Olympic Games, Mojos and Twitter
They make a bittersweet thing, says Dr Perri Campbell.
By Dr Perri Campbell
I remember well the mix of anxiety and excitement as a little group of Australians huddled around a strange looking box in the press area of the cavernous Chamsil Stadium in Seoul, venue for the closing ceremony of the 1988 Olympic Games. It was the first time that a picture was going to be transferred to an Australian newspaper using a fixed phone line. Fingers crossed, because we were up against deadline, it would work - Warwick Hadfield, journalist and broadcaster.
Now with the swipe of a finger journalists can upload and send images, stories and comments. This new breed of journalists - mobile journalists or ‘Mojos’ for short - are a force to be reckoned with. Mojos "can put together their story in the field, complete with images and sound, and upload it to the web within seconds of it being finished" says Associate Professor Stephen Quinn of Deakin University.
In the age of mojos, viewers of the 2012 London Olympics have come to expect nothing less than minute to minute updates, and live coverage from television networks. But many have been disappointed by NBCs delayed telecast of the Olympics and Twitter's censorship of reporter for the Indepdent - Guy Adams.
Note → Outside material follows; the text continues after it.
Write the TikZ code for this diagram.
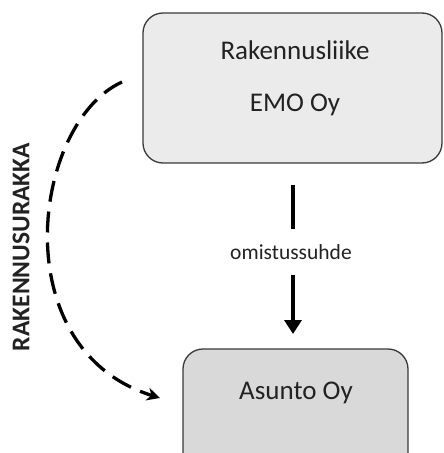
\documentclass[tikz,border=0pt]{standalone}
\usepackage{fontspec}
\setmainfont{Carlito}
\usetikzlibrary{arrows.meta}
\definecolor{boxline}{HTML}{3A3A3A}
\definecolor{topfill}{HTML}{EBEBEB}
\definecolor{lowfill}{HTML}{D9D9D9}
\definecolor{ink}{HTML}{222222}
\begin{document}
\begin{tikzpicture}[x=1pt,y=-1pt,
  orgbox/.style={draw=boxline,line width=1.3pt,rounded corners=20pt,inner sep=0pt},
  boxtext/.style={text=ink,font=\fontsize{27}{31}\selectfont,inner sep=0pt},
  flowline/.style={line width=3.8pt,draw=black},
  contract/.style={line width=3.3pt,dash pattern=on 21pt off 10pt,
    -{Stealth[length=13pt,width=13pt,inset=4pt]}}]
  \useasboundingbox (0,0) rectangle (444,453);
  \fill[white] (0,0) rectangle (444,453);

  % parent company
  \node[orgbox,fill=topfill,minimum width=299pt,minimum height=150pt] (emobox) at (292.5,88) {};
  \node[boxtext] (emo1) at (295,50) {Rakennusliike};
  \node[boxtext] (emo2) at (295,105) {EMO Oy};

  % housing company
  \node[orgbox,fill=lowfill,minimum width=225pt,minimum height=130pt] (asuntobox) at (295.5,414) {};
  \node[boxtext] (asunto) at (296,393) {Asunto Oy};

  % ownership link
  \coordinate (own1) at (293,185);
  \coordinate (own2) at (293,334);
  \node[text=ink,font=\fontsize{21.5}{25}\selectfont,inner sep=0pt,minimum height=45pt] (omist) at (291,252) {omistussuhde};
  \draw[flowline] (own1) -- (own1 |- omist.north);
  \draw[flowline,-{Triangle[length=14pt,width=17pt]}] (own1 |- omist.south) -- (own2);

  % construction contract
  \coordinate (con1) at (122,82);
  \coordinate (con2) at (160,398);
  \draw[contract] (con1) .. controls (32,123) and (3,349) .. (con2);
  \node[rotate=90,text=ink,font=\bfseries\fontsize{25.5}{29}\selectfont,inner sep=0pt] (urakka) at (21,247) {RAKENNUSURAKKA};
\end{tikzpicture}
\end{document}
In response to NBCs delayed telecast of the Olympic Games opening ceremony Adams tweeted the following comment: 'America's left coast forced to watch Olympic ceremony on SIX HOUR time delay. Disgusting money-grabbing by @NBColympics'. Adams' also tweeted NBC Olympics President Gary Zenkel's email address and advised disgruntled fans to lodge their complaints. Shortly after his Twitter account was suspended. It was initially thought that NBC requested the suspension of Adam's account but it has since been suggested that Twitter 'proactively' identified the offending tweet and implemented the suspension. Adams claimed the email address he tweeted was not a private one and is accessible online. For many this raised the question of why he was censored in the first place.
Debates about journalism, privacy and censorship in the digital age have been reignited by the Adams Twitter controversy.
This story raises a number of issues. For some it was just plain rude to post the email address (where's your netiquette?). For others the problem is NBCs (and other networks) commodification of Olympic viewing. And finally, there are concerns about Twitter’s corporate partnership with NBC, and what this means for Twitter users. As Amy Willis for the Telegraph writes: 'Twitter's handling of the case, especially given its corporate involvement with NBC, raised questions as to the neutrality of the site, having previously insisted the tweets must flow'. Well, perhaps some (approved) tweets will flow.
Our ability to post a story or comment online to an audience of possible millions is a type of freedom distinct to our time. It would be nice to think that we can tweet whatever we like, but is there really such a thing as complete freedom of expression on or offline? It would be naive to think that Twitter operated as a platform for people to communicate any kind of thought/image they like - censorship online is always a factor (self-censorship or external censorship) for the mojo or the common user.
One thing that Twitter offers is a different/digital space in which relationships of power are given shape. In some cases all it takes to censor someone is the click of a button (i.e. minus the violence). Luckily for Adams, he had access to other audiences through the Independent and with the eyes of many on his story it is interesting to know that his Twitter suspension has been lifted.
Dr Perri Campbell is a Research Fellow in the Alfred Deakin Research Institute.